По всему сказанному мне кажется, что единственным строго определительным ярлыком для литератора той или другой эпохи может быть только ярлык его времени. Конечно, нет пределов, с точностью указывающих: вот -- от сих до сих -- люди сороковых годов (они только недавно повымерли); тут-то начинаются и там-то кончаются шестидесятники (их и сейчас много еще в живых!); отсюда-то пред нами семидесятники, восьмидесятники и т.д. Но последовательный перелив всех их из эпохи в эпоху весьма уследим. И еще легче определяется та зримая точка, на которой то или другое поколение достигает своего высшего выражения, говорит свое заветное слово и затем, перевалив зенит, понемножку начинает катиться под гору, пока не сходит совсем на нет.

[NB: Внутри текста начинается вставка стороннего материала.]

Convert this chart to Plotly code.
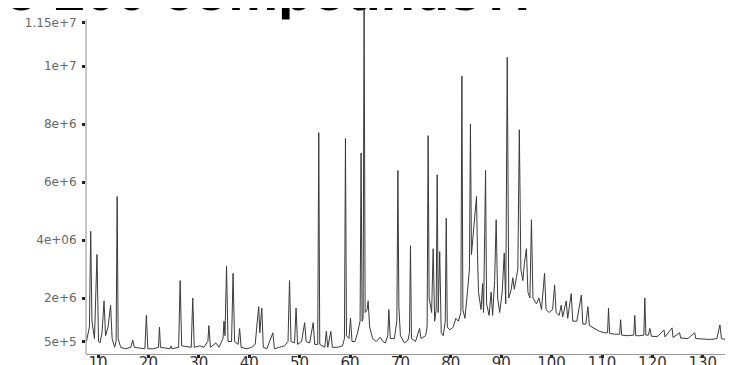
import plotly.graph_objects as go

# Retention time (min) and detector response (millions of counts)
retention_time = [
    7.7, 8.3, 8.55, 8.8, 9.3, 9.8, 10.1, 10.4, 10.8, 11.2, 11.5, 12.0, 12.5, 12.8, 13.3, 13.6, 13.8, 14.0,
    14.5, 15.5, 16.5, 16.9, 17.2, 18.0, 19.3, 19.6, 19.9, 21.0, 22.0, 22.2, 22.4, 24.3, 24.5, 24.7,
    26.0, 26.3, 26.6, 28.5, 28.8, 29.1, 30.2, 31.0, 31.8, 32.0, 32.3, 33.4, 34.0, 34.8, 35.0, 35.2,
    35.5, 35.8, 36.5, 36.8, 37.1, 37.8, 38.1, 38.4, 39.5, 40.5, 41.2, 41.6, 41.9, 42.1, 42.5, 42.8,
    43.5, 44.7, 45.0, 46.0, 47.0, 47.7, 48.0, 48.3, 49.0, 49.3, 49.6, 50.4, 51.0, 51.3, 52.0, 52.7,
    53.0, 53.6, 53.8, 54.0, 55.0, 55.3, 55.6, 56.2, 56.5, 57.5, 58.5, 58.9, 59.1, 59.3, 59.8, 60.1,
    60.4, 61.0, 61.5, 62.0, 62.2, 62.4, 62.6, 62.8, 63.0, 63.4, 63.6, 63.9, 64.5, 65.2, 66.0, 66.5,
    67.0, 67.5, 67.7, 68.0, 68.8, 69.3, 69.5, 69.7, 70.0, 70.8, 71.5, 71.8, 72.0, 72.2, 73.0, 73.8,
    74.1, 75.0, 75.3, 75.5, 75.7, 76.2, 76.5, 76.8, 77.1, 77.3, 77.5, 77.8, 78.1, 78.5, 78.9, 79.1,
    79.3, 79.8, 80.5, 81.0, 81.5, 82.0, 82.2, 82.4, 82.8, 83.3, 83.7, 83.9, 84.1, 84.6, 85.1, 85.3,
    85.5, 86.0, 86.3, 86.5, 86.9, 87.1, 87.6, 88.0, 88.3, 88.7, 89.0, 89.3, 89.7, 90.2, 90.6, 90.9,
    91.2, 91.5, 92.0, 92.3, 92.6, 93.0, 93.3, 93.6, 93.9, 94.3, 94.6, 95.0, 95.3, 95.7, 96.0, 96.3,
    97.0, 97.5, 98.0, 98.6, 98.9, 99.5, 100.2, 100.6, 100.9, 101.5, 101.9, 102.2, 102.9, 103.2, 103.9,
    104.2, 105.0, 105.9, 106.2, 106.8, 107.2, 107.5, 108.5, 109.5, 110.5, 111.1, 111.3, 111.5, 112.5,
    113.5, 113.7, 113.9, 115.0, 116.3, 116.5, 116.7, 117.5, 118.3, 118.5, 118.7, 119.2, 119.5, 119.8,
    121.0, 122.3, 122.5, 123.9, 124.1, 125.4, 125.6, 127.0, 128.4, 128.6, 130.0, 131.5, 132.8, 133.4,
    133.7, 135.0, 136.3, 136.5, 137.6,
]
intensity_millions = [
    0.5, 1.0, 4.3, 1.2, 0.6, 3.5, 0.5, 0.45, 0.8, 1.9, 0.7, 1.0, 1.75, 0.6, 0.3, 0.5, 5.5, 0.6,
    0.3, 0.25, 0.3, 0.55, 0.3, 0.28, 0.25, 1.4, 0.25, 0.25, 0.3, 1.0, 0.3, 0.25, 0.35, 0.25,
    0.3, 2.6, 0.35, 0.3, 2.0, 0.3, 0.35, 0.3, 0.5, 1.05, 0.3, 0.45, 0.3, 0.6, 1.2, 0.7,
    3.1, 0.5, 0.5, 2.85, 0.5, 0.4, 0.95, 0.3, 0.25, 0.3, 0.4, 1.2, 1.7, 0.8, 1.65, 0.3,
    0.25, 0.8, 0.25, 0.3, 0.35, 0.5, 2.6, 0.5, 0.45, 1.65, 0.4, 0.5, 1.15, 0.5, 0.45, 1.15,
    0.4, 0.4, 7.7, 0.4, 0.3, 0.85, 0.3, 0.85, 0.3, 0.3, 0.35, 0.6, 7.5, 0.7, 0.6, 1.3,
    0.5, 0.5, 0.8, 1.2, 7.0, 1.2, 1.3, 12.2, 1.5, 1.6, 1.9, 1.0, 0.6, 0.5, 0.65, 0.5,
    0.45, 0.7, 1.6, 0.6, 0.6, 1.2, 6.4, 1.7, 0.7, 0.45, 0.55, 0.8, 3.8, 0.6, 0.5, 0.95,
    0.6, 0.7, 1.0, 7.6, 2.0, 1.5, 3.7, 1.2, 1.6, 6.25, 1.5, 3.6, 0.8, 0.7, 1.2, 4.75,
    1.0, 0.9, 1.0, 1.3, 1.2, 1.5, 9.65, 1.6, 1.3, 2.2, 3.0, 8.0, 3.5, 4.5, 5.5, 3.5,
    2.2, 1.6, 2.5, 1.5, 6.4, 1.8, 1.4, 2.2, 1.4, 2.6, 4.7, 2.0, 1.5, 2.2, 3.55, 1.8,
    10.3, 2.0, 2.3, 2.7, 2.3, 2.7, 3.0, 7.8, 3.0, 2.6, 3.2, 3.7, 2.2, 2.0, 4.7, 2.0,
    1.8, 2.0, 1.6, 2.85, 1.6, 1.5, 1.6, 2.45, 1.5, 1.4, 1.75, 1.35, 1.9, 1.3, 2.15,
    1.2, 1.2, 2.1, 1.1, 1.1, 1.7, 1.05, 0.95, 0.85, 0.8, 0.8, 1.65, 0.78, 0.75,
    0.75, 1.25, 0.72, 0.7, 0.72, 1.4, 0.7, 0.7, 0.72, 2.0, 0.72, 0.72, 0.95, 0.68,
    0.67, 0.9, 0.66, 0.97, 0.64, 0.8, 0.62, 0.6, 0.8, 0.6, 0.58, 0.57, 0.6, 1.07,
    0.6, 0.55, 0.8, 0.55, 0.55,
]

y_tick_values = [0.5, 2, 4, 6, 8, 10, 11.5]
y_tick_labels = ["5e+5", "2e+6", "4e+06", "6e+6", "8e+6", "1e+7", "1.15e+7"]
x_tick_values = [10, 20, 30, 40, 50, 60, 70, 80, 90, 100, 110, 120, 130]
title_text = "to 200 compounds?."

W, H = 733, 365
PLOT_H = 346  # plot area height in px (margin b=19)
LEFT = 78      # y axis position in px

fig = go.Figure()
fig.add_trace(go.Scatter(
    x=retention_time, y=intensity_millions, mode="lines",
    line=dict(color="#3a3a3a", width=1), hoverinfo="skip", showlegend=False,
))
# Slide title, mostly hidden above the figure (only the bottom of the letters shows)
fig.add_trace(go.Scatter(
    x=[522], y=[-4], mode="text", text=[title_text], textposition="top left",
    textfont=dict(size=56, color="black", family="Liberation Sans, Arial, sans-serif", weight="bold"),
    cliponaxis=True, hoverinfo="skip", showlegend=False, xaxis="x2", yaxis="y2",
))
# White mask over the descender of the title's "p" (the chart image covers the title there)
mask_x = [262, 300, 300, 262]
mask_y = [-0.6, -0.6, -16, -16]
fig.add_trace(go.Scatter(
    x=mask_x, y=mask_y, mode="lines", fill="toself", fillcolor="white",
    line=dict(width=0, color="white"), hoverinfo="skip", showlegend=False,
    xaxis="x2", yaxis="y2",
))

fig.update_layout(
    width=W, height=H,
    margin=dict(l=0, r=0, t=0, b=19),
    paper_bgcolor="white", plot_bgcolor="rgba(0,0,0,0)",
    hovermode=False,
    font=dict(family="DejaVu Sans, sans-serif"),
    xaxis=dict(
        domain=[LEFT / W, 1],
        range=[7.62, 137.58], tickvals=x_tick_values,
        showgrid=False, zeroline=False,
        showline=True, linecolor="#9a9a9a", linewidth=1,
        ticks="outside", ticklen=3, tickwidth=3, tickcolor="#222",
        ticklabelstandoff=-8,
        tickfont=dict(size=15, color="#333", family="DejaVu Sans, sans-serif"),
    ),
    yaxis=dict(
        range=[0.069, 12.0], tickvals=y_tick_values, ticktext=y_tick_labels,
        showgrid=False, zeroline=False, showline=False,
        ticks="outside", ticklen=3, tickwidth=3, tickcolor="#222",
        ticklabelstandoff=3,
        tickfont=dict(size=12, color="#666", family="DejaVu Sans, sans-serif"),
    ),
    xaxis2=dict(domain=[0, 1], range=[0, W], visible=False, anchor="y2", fixedrange=True),
    yaxis2=dict(domain=[1 - 11.5 / PLOT_H, 1], range=[0, 11.5], visible=False, anchor="x2", fixedrange=True),
    shapes=[
        dict(type="line", xref="paper", yref="y", x0=LEFT / W, x1=LEFT / W, y0=0.069, y1=11.6,
             line=dict(color="#8a8a8a", width=1)),
    ],
)

fig.write_html("out.html", config={"displayModeBar": False})
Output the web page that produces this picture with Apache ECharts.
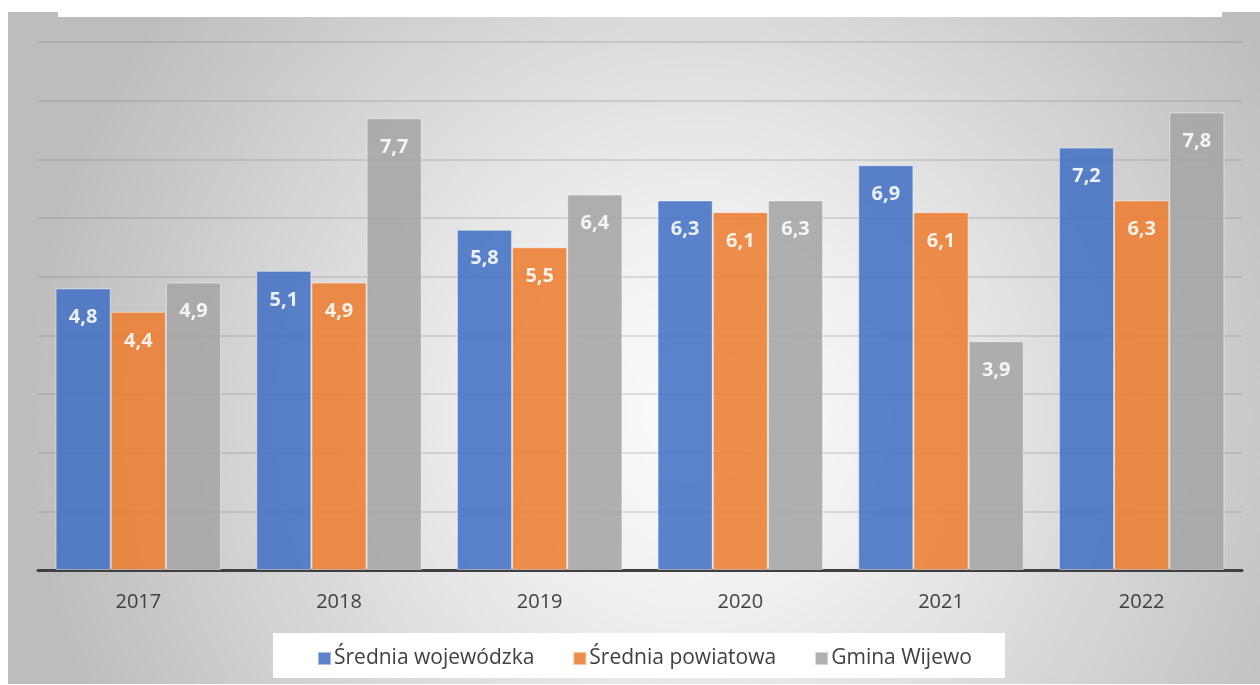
<!DOCTYPE html>
<html>
<head>
<meta charset="utf-8">
<script src="https://cdn.jsdelivr.net/npm/echarts@6/dist/echarts.min.js"></script>
<style>
  html, body { margin: 0; padding: 0; background: #fff; }
  #main { width: 1260px; height: 685px; }
</style>
</head>
<body>
<div id="main"></div>
<script>
var years = ['2017', '2018', '2019', '2020', '2021', '2022'];
var wojewodzka = [4.8, 5.1, 5.8, 6.3, 6.9, 7.2];
var powiatowa = [4.4, 4.9, 5.5, 6.1, 6.1, 6.3];
var wijewo = [4.9, 7.7, 6.4, 6.3, 3.9, 7.8];
var names = ['Średnia wojewódzka', 'Średnia powiatowa', 'Gmina Wijewo'];
var colors = ['#4472C4', '#ED7D31', '#A5A5A5'];

var font = '"Open Sans", "Noto Sans", sans-serif';
var myChart = echarts.init(document.getElementById('main'));

function makeSeries(name, data, color) {
	return {
		name: name,
		type: 'bar',
		data: data,
		barGap: '0%',
		barCategoryGap: '17.5%',
		itemStyle: {
			color: color,
			opacity: 0.88,
			borderColor: 'rgba(255,255,255,0.55)',
			borderWidth: 1
		},
		label: {
			show: true,
			position: 'insideTop',
			distance: 19,
			color: '#fff',
			fontFamily: font,
			fontWeight: 'bold',
			fontSize: 20,
			formatter: function (p) { return String(p.value).replace('.', ','); }
		}
	};
}

option = {
	animation: false,
	color: colors,
	graphic: [
		{
			type: 'rect', z: -10, silent: true,
			shape: { x: 8, y: 12, width: 1252, height: 672 },
			style: {
				fill: {
					type: 'radial', x: 0.55, y: 0.6, r: 1.0,
					colorStops: [
						{ offset: 0, color: '#fcfcfc' },
						{ offset: 0.3, color: '#efefef' },
						{ offset: 1, color: '#bdbdbd' }
					]
				}
			}
		},
		{
			type: 'rect', z: -9, silent: true,
			shape: { x: 58, y: 0, width: 1164, height: 17 },
			style: { fill: '#fff' }
		},
		{
			type: 'rect', z: -9, silent: true,
			shape: { x: 273, y: 633, width: 732, height: 45 },
			style: { fill: '#fff' }
		}
	],
	legend: {
		data: names,
		left: 312,
		top: 643,
		itemWidth: 13,
		itemHeight: 13,
		itemGap: 38,
		icon: 'rect',
		textStyle: { color: '#404040', fontFamily: font, fontSize: 21, padding: [0, 0, 0, -2] }
	},
	grid: {
		left: 38,
		right: 18,
		top: 42,
		bottom: 115
	},
	xAxis: [
		{
			type: 'category',
			data: years,
			axisLine: { lineStyle: { color: '#404040', width: 3 } },
			axisTick: { show: false },
			axisLabel: { color: '#404040', fontFamily: font, fontSize: 20, margin: 22 }
		}
	],
	yAxis: [
		{
			type: 'value',
			min: 0,
			max: 9,
			interval: 1,
			axisLabel: { show: false },
			axisLine: { show: false },
			axisTick: { show: false },
			splitLine: { lineStyle: { color: 'rgba(120,120,120,0.3)', width: 1.5 } }
		}
	],
	series: [
		makeSeries(names[0], wojewodzka, colors[0]),
		makeSeries(names[1], powiatowa, colors[1]),
		makeSeries(names[2], wijewo, colors[2])
	]
};
myChart.setOption(option);
</script>
</body>
</html>
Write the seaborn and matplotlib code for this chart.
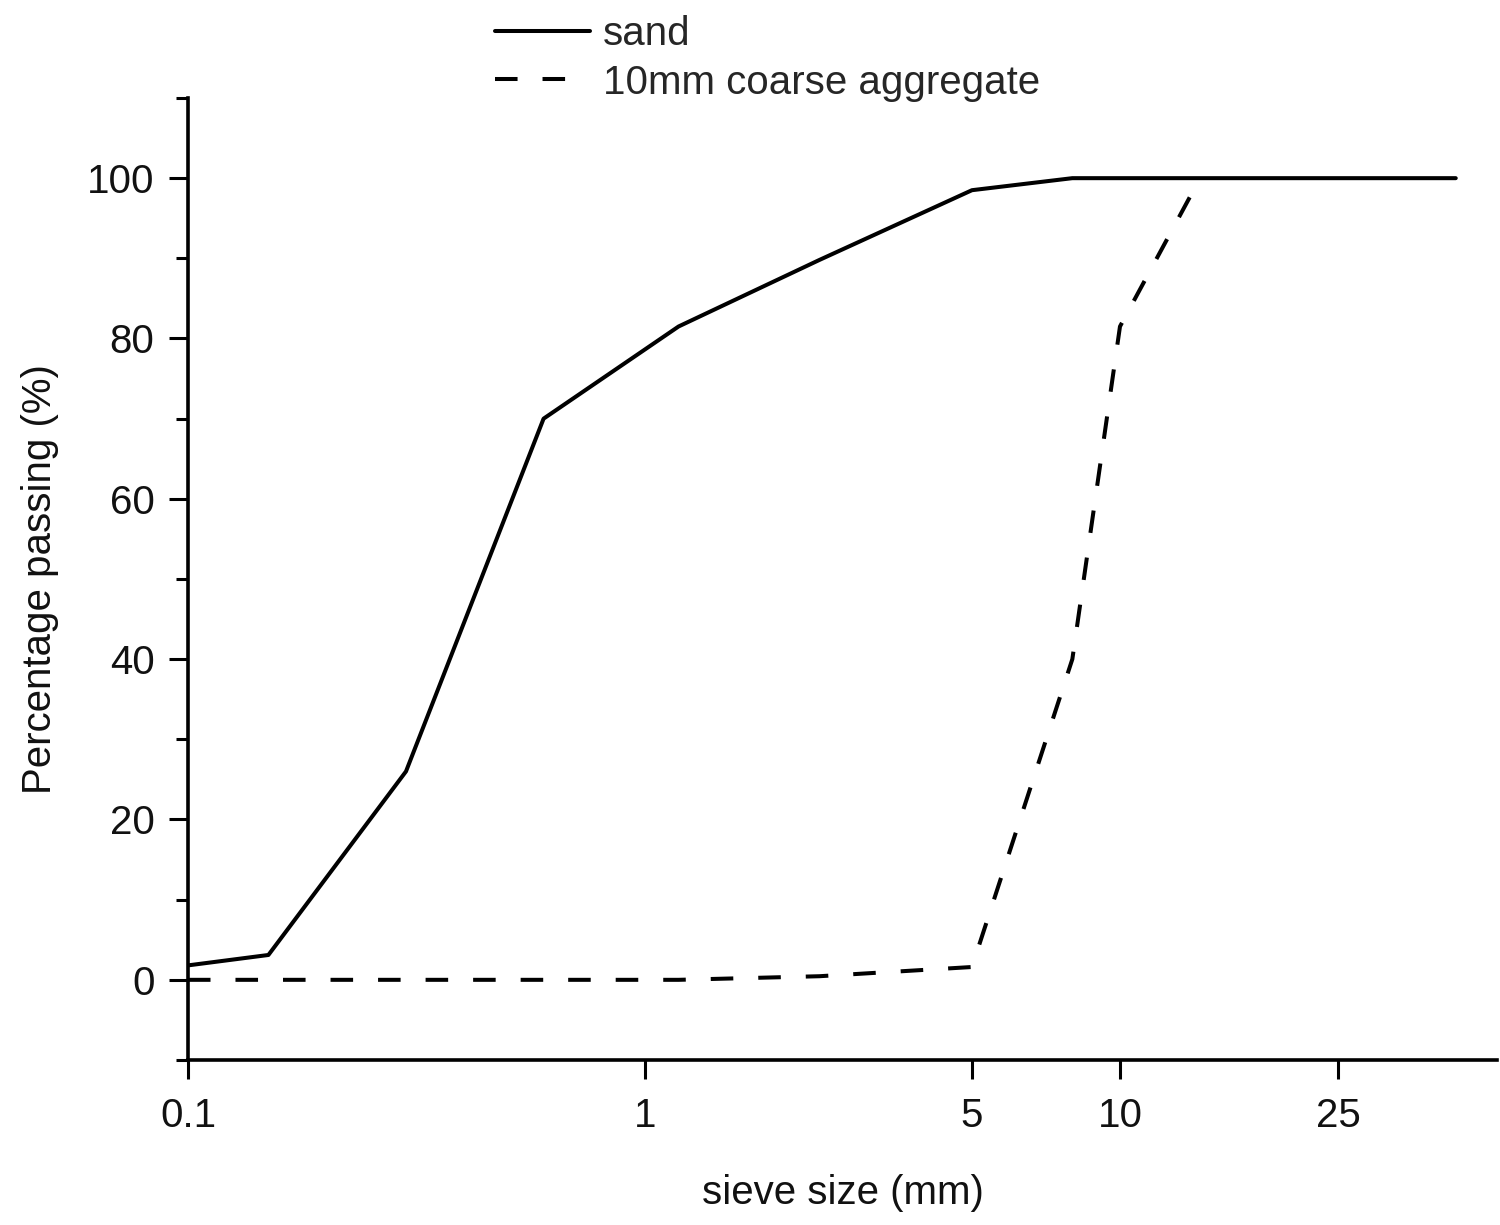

Антон Павлович Чехов укладывается в хронологическое определение очень цельно и легко и как писатель, и как человек. Двадцатилетним юношею вступил он в литературу (1880) -- как раз в то время, когда устаревшая русская шестидесятная интеллигенция окончательно проиграла свою вялую войну с правительством, когда страшно энергическая качественно, но ничтожная количественно революция задыхалась среди напуганного и слабовольного общества в сверхсильных натугах и была уже на краю конечной гибели; когда общество, усталое, скептическое, запуганное и -- вдобавок и паче всего -- одурманенное ужасною классическою школою, готовилось плыть и уже плыло по реакционно-индиферентному руслу 80-х годов к берегам неведомым и даже непредполагаемым. Скончался он 44 лет, в эпоху совершенного разгрома либеральной интеллигенции XIX века новыми передовыми силами и течениями. Символом разгрома было почти что совершенное "упразднение за ненадобностью" -- именно и прежде всего -- того поколения, к которому принадлежал сам Антон Чехов. Он умер накануне революции и той псевдоконституционной России, в создании которой -- "для модели, чтобы в Европах глядели" -- его ровесники, восьмидесятники, сыграли замечательно жалкую роль, а уцелевшие шестидесятники не только жалкую, но и позорную, страшную.

Пора нам очнуться от магического действия старых обманных представлений и ценить поколения не по их утру, а по их вечеру, и не по меньшинству, а по большинству. Со словом "шестидесятник" у нас связывается идея человека, на котором играет луч эпохи "великих реформ", гуманного либерала-демократа, образованного западника, интеллигента с головы до ног, просветителя, умеренного уравнителя и т.д. "Шестидесятник" для нас -- это Михайловский, Чупров, Соболевский, Кони и т.п. На самом деле это не так. Тот либеральный "шестидесятник", которым создалось это лестное представление, к XX веку либо повымер, либо, усталый, отстранился от жизни в созерцательную бездейственность, лишь слегка теоретизирующую, да вчуже "будирующую", со стороны. Ведь даже кадеты уже не шестидесятники. Консервированного в старом либеральном благоверии шестидесятника теперь, собственно говоря, приходится искать уже правее -- в центре, у октябристов. А шестидесятников вообще, просто возрастных, сплошь и рядом еще гораздо правее, иногда даже и в самых что ни есть "глубинах сатанинских" нынешней реакции. Для XX века уцелевшие и действенные "шестидесятники" -- это фон Плеве, Витте, Дурново, длинная вереница министров и крупных администраторов, Государственный совет, попечители и ректоры-реакционеры, Суворин, Буренин, Глинка-Янчевский и т.д.

Нет правила без исключения, но можно принять за правило, что старость шестидесятников дала чудовищный перевес направо. В этом отношении удивительный пример Плеве: смолоду университетский товарищ, приятель и единомышленник Чупрова, Соболевского, Посникова и др. Не знаю, был ли оглашен факт, что он до старости сохранил не только сантиментальную привязанность к воспоминаниям юности, но и наивную уверенность, будто он, в существе, нисколько не изменился. В качестве государственника, заключившего убежденный союз с правительством как единственною реальною силою в стране, он, мол, отличался от сверстников-либералов лишь последовательностью в творчестве и насаждении закономерности. А они последовательности этой по политической своей близорукости и предрассудкам, к сожалению, дескать, лишены. Александр Иванович Чупров рассказывал мне в 1906 году в Мюнхене предпочтительное и презамечательное письмо к нему от фон Плеве именно на эту тему, полученное им в 1903 году. Да и то, что с наивностью, даже несколько превосходящею границы этого почтенного качества вспоминает И.И. Янжул о своих сношениях с Плеве в девяностых годах, подтверждает возможность таких чувств в этом "полудержавном властелине" и -- до весьма знаменательной степени -- их совершенную искренность.